Congress and President Agree on Need for New Great Lakes Icebreaker
The 2020 Federal Appropriations Bills, which the President is expected to sign today, include vital language directing the U.S. Coast Guard to stand up a major acquisition program office to enhance icebreaking capacity on the Great Lakes. The Lake Carriers’ Association applauds Congress and President Trump on this significant, formal step for the acquisition of a Great Lakes heavy icebreaker.

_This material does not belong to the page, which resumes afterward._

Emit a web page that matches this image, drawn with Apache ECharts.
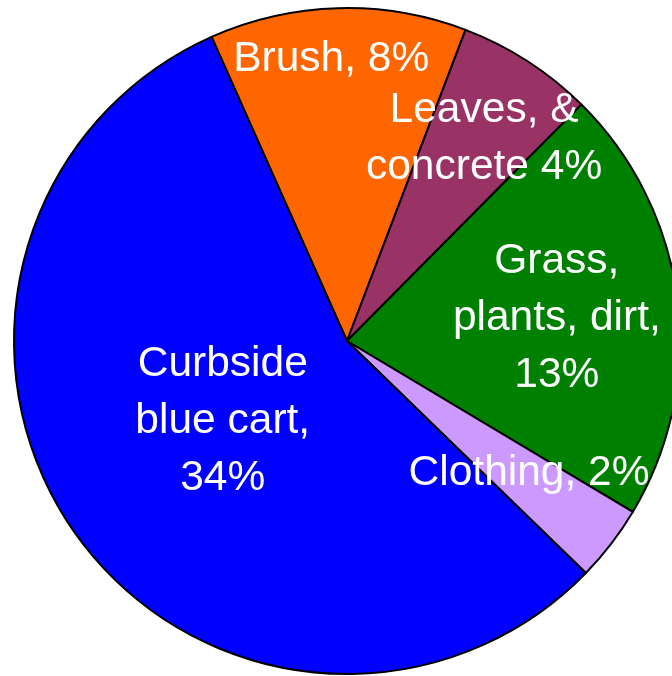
<!DOCTYPE html>
<html>
<head>
<meta charset="utf-8">
<script src="https://cdn.jsdelivr.net/npm/echarts@6/dist/echarts.min.js"></script>
<style>
html,body{margin:0;padding:0;background:#fff;}
#chart{width:672px;height:676px;}
</style>
</head>
<body>
<div id="chart"></div>
<script>
// Data (labels show rounded share)
const categories = ['Brush', 'Leaves, & concrete', 'Grass, plants, dirt', 'Clothing', 'Curbside blue cart'];
const values = [7.6, 4.05, 12.9, 2.25, 34.2];
const labelTemplates = ['Brush, {p}', 'Leaves, &\nconcrete {p}', 'Grass,\nplants, dirt,\n{p}', 'Clothing, {p}', 'Curbside\nblue cart,\n{p}'];
const colors = ['#FF6600', '#993366', '#008000', '#CC99FF', '#0000FF'];

// Layout / style
const CX = 347, CY = 341, R = 333;
const START_ANGLE = 114; // echarts: degrees ccw from 3 o'clock
// label placement: radius fraction and angular offset (deg, clockwise) from slice mid-angle
const labelPlace = [[0.855, -1.6], [0.74, 1.0], [0.635, 0.1], [0.67, -2.2], [0.44, 2.9]];
const LABEL_DY = 3;

const total = values.reduce((a, b) => a + b, 0);
const midAngles = [];
let acc = 0;
values.forEach(v => {
  const span = v / total * 360;
  midAngles.push(acc + span / 2);
  acc += span;
});

const chart = echarts.init(document.getElementById('chart'), null, {renderer: 'canvas'});
chart.setOption({
  animation: false,
  backgroundColor: '#ffffff',
  series: [{
    type: 'pie',
    center: [CX, CY],
    radius: [0, R],
    startAngle: START_ANGLE,
    clockwise: true,
    avoidLabelOverlap: false,
    data: categories.map((c, i) => ({
      name: c,
      value: values[i],
      itemStyle: {color: colors[i]}
    })),
    itemStyle: {borderColor: '#000000', borderWidth: 2},
    emphasis: {disabled: true},
    label: {
      show: true,
      position: 'inside',
      color: '#ffffff',
      fontFamily: '"Liberation Sans", Arial, sans-serif',
      fontSize: 42.5,
      lineHeight: 57,
      align: 'center',
      formatter: p => labelTemplates[p.dataIndex].replace('{p}', Math.round(values[p.dataIndex]) + '%')
    },
    labelLine: {show: false},
    labelLayout: function (p) {
      const i = p.dataIndex;
      const compass = (90 - START_ANGLE) + midAngles[i] + labelPlace[i][1];
      const a = compass * Math.PI / 180;
      const r = labelPlace[i][0] * R;
      return {
        x: CX + r * Math.sin(a),
        y: CY - r * Math.cos(a) + LABEL_DY,
        align: 'center',
        verticalAlign: 'middle'
      };
    }
  }]
});
</script>
</body>
</html>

“The Coast Guard has received $10 million in appropriations over the past two years to conduct scope and design activities for another heavy Great Lakes icebreaker. Congress has given the U.S. Coast Guard the mandate, funding, tools, and personnel to stand up the acquisition program office. Now it is time to starting building the ship,” stated Jim Weakley, President of Lake Carriers’ Association.
The acquisition program office makes the heavy Great Lakes icebreaker an official procurement project that will ultimately result in the delivery of the heavy icebreaker if fully funded. The project will need to move forward efficiently to keep waterways open on the Great Lakes. Last year jobs were lost and the economy took a $1 billion hit due to inadequate icebreaking on the Great Lakes. The Great Lakes are already starting to freeze this year and both the U.S. and Canadian Coast Guards have announced they have commenced icebreaking operations for the 2019/2020 winter season.
Great Lakes Congressional members took decisive action to correct the problem, mandating that the U.S. Coast Guard build the Great Lakes heavy icebreaker the Congress authorized in 2016. Last year 17 vessels were trapped in Lake Superior’s ice for days on end, but the U.S. Coast Guard claimed complete success for keeping shipping moving. This disconnect is the result of incomplete performance measures. The vessels stuck in Superior didn’t count against the measure of success since they were not stuck in one of the four specific waterways the Coast Guard measures,” stated Weakley.
The push to get a new heavy icebreaker on the Great Lakes comes as the aging fleet of U.S. and Canadian icebreakers continue to have difficulty meeting their required mission due to maintenance problems and dwindling numbers of ships. Congress understands the critical Great Lakes supply chain and the importance to the economy and employment. Historic high water levels and ice jams on the region’s rivers compound an already mission-challenged icebreaking force. The prolonged atrophy of the Great Lakes icebreaking mission is hurting the nation. What once was a fleet of 19 U.S. and Canadian icebreakers in the 1980’s has fallen to 11 and most of those are 40 years old or older.